-- Begin EXERCISE INPUT --
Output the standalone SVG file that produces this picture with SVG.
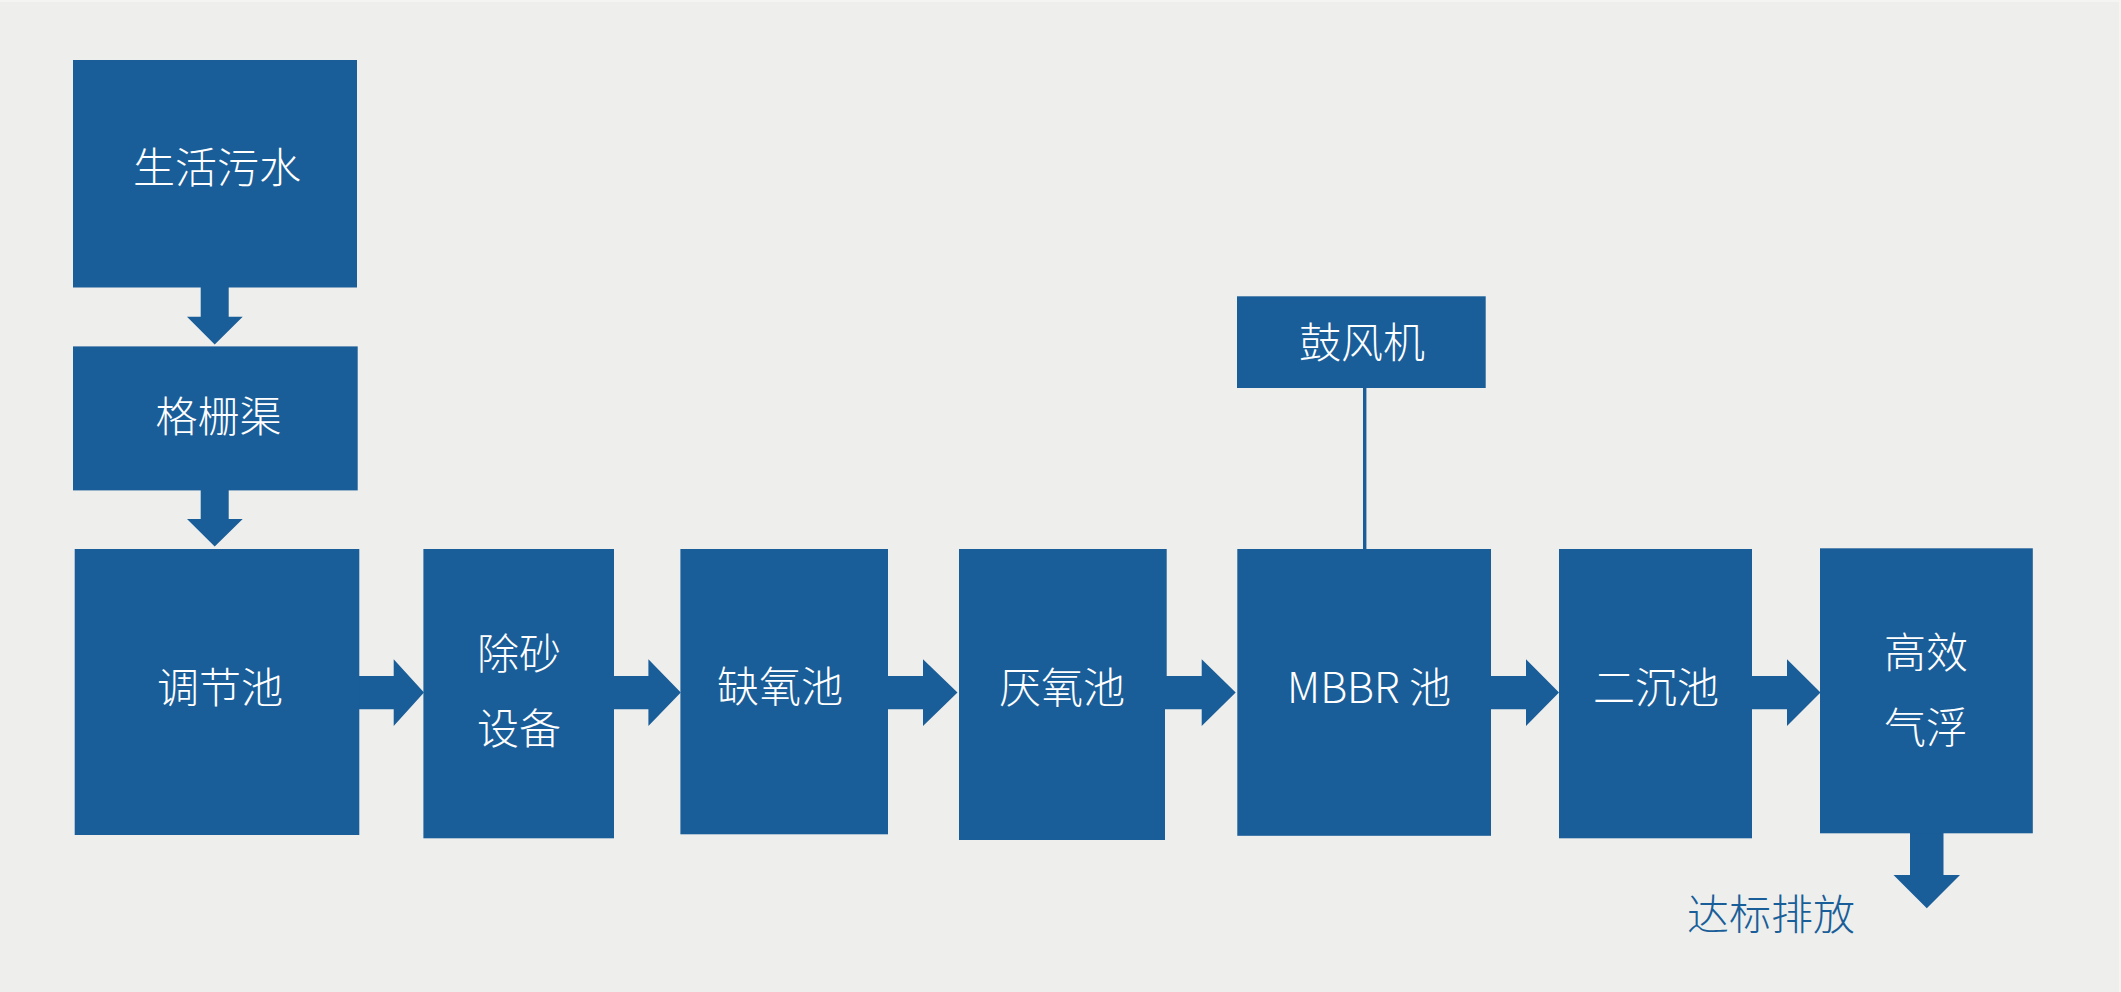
<svg xmlns="http://www.w3.org/2000/svg" width="2121" height="992" viewBox="0 0 2121 992">
<style>
.box{fill:#1A5E99}
.arr{fill:#1A5E99}
.lbl{font-family:"Noto Sans CJK SC","Noto Sans",sans-serif;font-size:42px;font-weight:300;fill:#FFFFFF;text-anchor:middle;dominant-baseline:central}
.out{font-family:"Noto Sans CJK SC","Noto Sans",sans-serif;font-size:42px;font-weight:300;fill:#1A5E99;text-anchor:middle;dominant-baseline:central}
</style>
<rect x="0" y="0" width="2121" height="992" fill="#F4F4F3"/>
<rect x="0" y="2" width="2119" height="990" fill="#EEEEEC"/>
<g id="connectors">
<polygon class="arr" points="200.7,287 228.7,287 228.7,316.8 242.7,316.8 214.7,344.6 187,316.8 200.7,316.8"/>
<polygon class="arr" points="200.7,490 228.7,490 228.7,519 242.7,519 214.7,546.4 187,519 200.7,519"/>
<polygon class="arr" points="359,676 393.7,676 393.7,659.3 424,692.5 393.7,726 393.7,709.3 359,709.3"/>
<polygon class="arr" points="613.5,676 648.4,676 648.4,659.3 680.8,692.5 648.4,726 648.4,709.3 613.5,709.3"/>
<polygon class="arr" points="887.5,676 923,676 923,659.3 957.5,692.5 923,726 923,709.3 887.5,709.3"/>
<polygon class="arr" points="1165,676 1201.7,676 1201.7,659.3 1235.7,692.5 1201.7,726 1201.7,709.3 1165,709.3"/>
<polygon class="arr" points="1490.5,676 1526,676 1526,659.3 1559,692.5 1526,726 1526,709.3 1490.5,709.3"/>
<polygon class="arr" points="1751.5,676 1787,676 1787,659.3 1820.5,692.5 1787,726 1787,709.3 1751.5,709.3"/>
<rect class="arr" x="1363" y="387" width="3.4" height="163"/>
<polygon class="arr" points="1910,833 1943.5,833 1943.5,875 1960,875 1926.8,908.3 1893.5,875 1910,875"/>
</g>
<g id="n-sewage"><rect class="box" x="73" y="60" width="284" height="227.5"/><text class="lbl" x="217" y="164">生活污水</text></g>
<g id="n-screen"><rect class="box" x="73" y="346.4" width="284.7" height="144"/><text class="lbl" x="218.5" y="413">格栅渠</text></g>
<g id="n-equal"><rect class="box" x="74.7" y="549" width="284.6" height="286"/><text class="lbl" x="220" y="684.5">调节池</text></g>
<g id="n-grit"><rect class="box" x="423.4" y="549" width="190.6" height="289.3"/><text class="lbl" x="519" y="650">除砂</text><text class="lbl" x="519" y="725">设备</text></g>
<g id="n-anoxic"><rect class="box" x="680.4" y="549" width="207.6" height="285.3"/><text class="lbl" x="780" y="683">缺氧池</text></g>
<g id="n-anaerobic"><polygon class="box" points="959,549 1166.7,549 1166.7,676 1165,676 1165,840 959,840"/><text class="lbl" x="1062" y="684">厌氧池</text></g>
<g id="n-blower"><rect class="box" x="1237" y="296.3" width="248.7" height="91.7"/><text class="lbl" x="1362" y="339">鼓风机</text></g>
<g id="n-mbbr"><rect class="box" x="1237.3" y="549" width="253.7" height="286.8"/><text class="lbl" x="1369" y="684.5">MBBR 池</text></g>
<g id="n-clarifier"><rect class="box" x="1559" y="549" width="193" height="289.3"/><text class="lbl" x="1656" y="684.5">二沉池</text></g>
<g id="n-daf"><rect class="box" x="1820" y="548.3" width="212.8" height="285"/><text class="lbl" x="1926" y="649.5">高效</text><text class="lbl" x="1926" y="724.5">气浮</text></g>
<g id="n-out"><text class="out" x="1771" y="911">达标排放</text></g>
</svg>
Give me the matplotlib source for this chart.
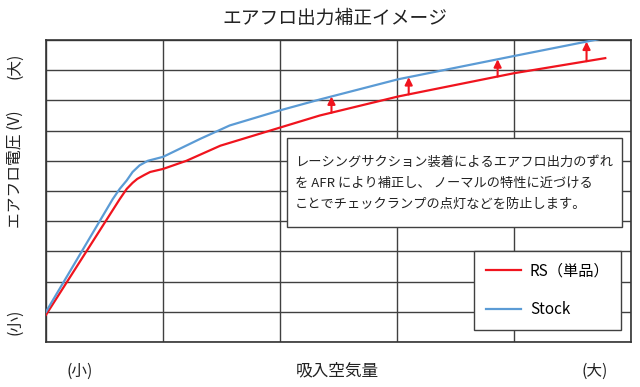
import matplotlib
matplotlib.use("Agg")
import matplotlib.pyplot as plt
import numpy as np
from matplotlib.patches import Rectangle

plt.rcParams['font.family'] = ['Noto Sans CJK JP', 'DejaVu Sans']

# ---- data (arbitrary units: x 0..5, y 0..10) ----
x_stock = [0, 0.57, 0.63, 0.69, 0.74, 0.80, 0.87, 1.0, 1.32, 1.57, 2.0, 2.34, 3.01, 4.0, 4.78]
y_stock = [1.0, 4.73, 5.07, 5.35, 5.63, 5.85, 6.0, 6.13, 6.73, 7.17, 7.67, 8.03, 8.7, 9.47, 10.07]

x_rs = [0, 0.63, 0.69, 0.74, 0.78, 0.84, 0.89, 1.0, 1.2, 1.49, 2.0, 2.34, 3.01, 4.0, 4.78]
y_rs = [0.9, 4.73, 5.07, 5.27, 5.4, 5.53, 5.63, 5.73, 6.0, 6.5, 7.1, 7.5, 8.13, 8.9, 9.4]

arrow_x = [2.44, 3.10, 3.86, 4.62]

series_labels = ['RS（単品）', 'Stock']
title = 'エアフロ出力補正イメージ'
ylabel = 'エアフロ電圧 (V)'
xlabel = '吸入空気量'
small_label = '(小)'
large_label = '(大)'
note_lines = ['レーシングサクション装着によるエアフロ出力のずれ',
              'を AFR により補正し、 ノーマルの特性に近づける',
              'ことでチェックランプの点灯などを防止します。']

RED = '#F0141E'
BLUE = '#5B9BD5'
GRID = '#404040'

fig = plt.figure(figsize=(6.4, 3.87), dpi=100)
ax = fig.add_axes([46/640, 1-342/387, 585/640, 302/387])
ax.set_xlim(0, 5)
ax.set_ylim(0, 10)
ax.set_xticks(range(6))
ax.set_yticks(range(11))
ax.grid(True, color=GRID, lw=1.0)
ax.tick_params(length=0, labelbottom=False, labelleft=False)
for s in ax.spines.values():
    s.set_color('#333333')
    s.set_linewidth(1.2)

l1, = ax.plot(x_rs, y_rs, color=RED, lw=1.6, solid_joinstyle='round', label=series_labels[0], zorder=3)
l2, = ax.plot(x_stock, y_stock, color=BLUE, lw=1.6, solid_joinstyle='round', label=series_labels[1], zorder=3)

for xa in arrow_x:
    y0 = np.interp(xa, x_rs, y_rs)
    y1 = np.interp(xa, x_stock, y_stock)
    ax.annotate('', xy=(xa, y1), xytext=(xa, y0),
                arrowprops=dict(arrowstyle='-|>', color=RED, lw=1.5,
                                mutation_scale=11, shrinkA=0, shrinkB=0),
                zorder=4)

# note box
ax.add_patch(Rectangle((0.412, 0.381), 0.573, 0.294, transform=ax.transAxes,
                       facecolor='white', edgecolor='#404040', lw=1.0, zorder=5))
for yy, line in zip([0.596, 0.526, 0.454], note_lines):
    ax.text(0.4256, yy, line, transform=ax.transAxes, fontsize=9.5,
            va='center', ha='left', color='#222222', zorder=6)

leg = ax.legend(handles=[l1, l2], loc='lower right', bbox_to_anchor=(0.983, 0.040),
                borderaxespad=0, fontsize=11, frameon=True, fancybox=False,
                edgecolor='#404040', framealpha=1, handlelength=2.3,
                handletextpad=0.6, labelspacing=1.45, borderpad=0.75)
leg.get_frame().set_linewidth(1.0)
leg.set_zorder(6)

fig.text(335/640, 1-18/387, title, fontsize=13.5, ha='center', va='center', color='#222222')
fig.text(15/640, 1-169/387, ylabel, fontsize=11.3, rotation=90, ha='center', va='center', color='#222222')
fig.text(15/640, 1-66/387, large_label, fontsize=11.3, rotation=90, ha='center', va='center', color='#222222')
fig.text(15/640, 1-322/387, small_label, fontsize=11.3, rotation=90, ha='center', va='center', color='#222222')
fig.text(337/640, 1-371/387, xlabel, fontsize=12, ha='center', va='center', color='#222222')
fig.text(80/640, 1-371/387, small_label, fontsize=11.3, ha='center', va='center', color='#222222')
fig.text(595/640, 1-371/387, large_label, fontsize=11.3, ha='center', va='center', color='#222222')

fig.savefig('out.png', dpi=100)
-- End EXERCISE INPUT --
WRITTEN EXERCISE =
Collect the lines of the data that carry the word "matplotlib".

OUTPUT =
Give me the matplotlib source for this chart.
import matplotlib
matplotlib.use("Agg")
import matplotlib.pyplot as plt
from matplotlib.patches import Rectangle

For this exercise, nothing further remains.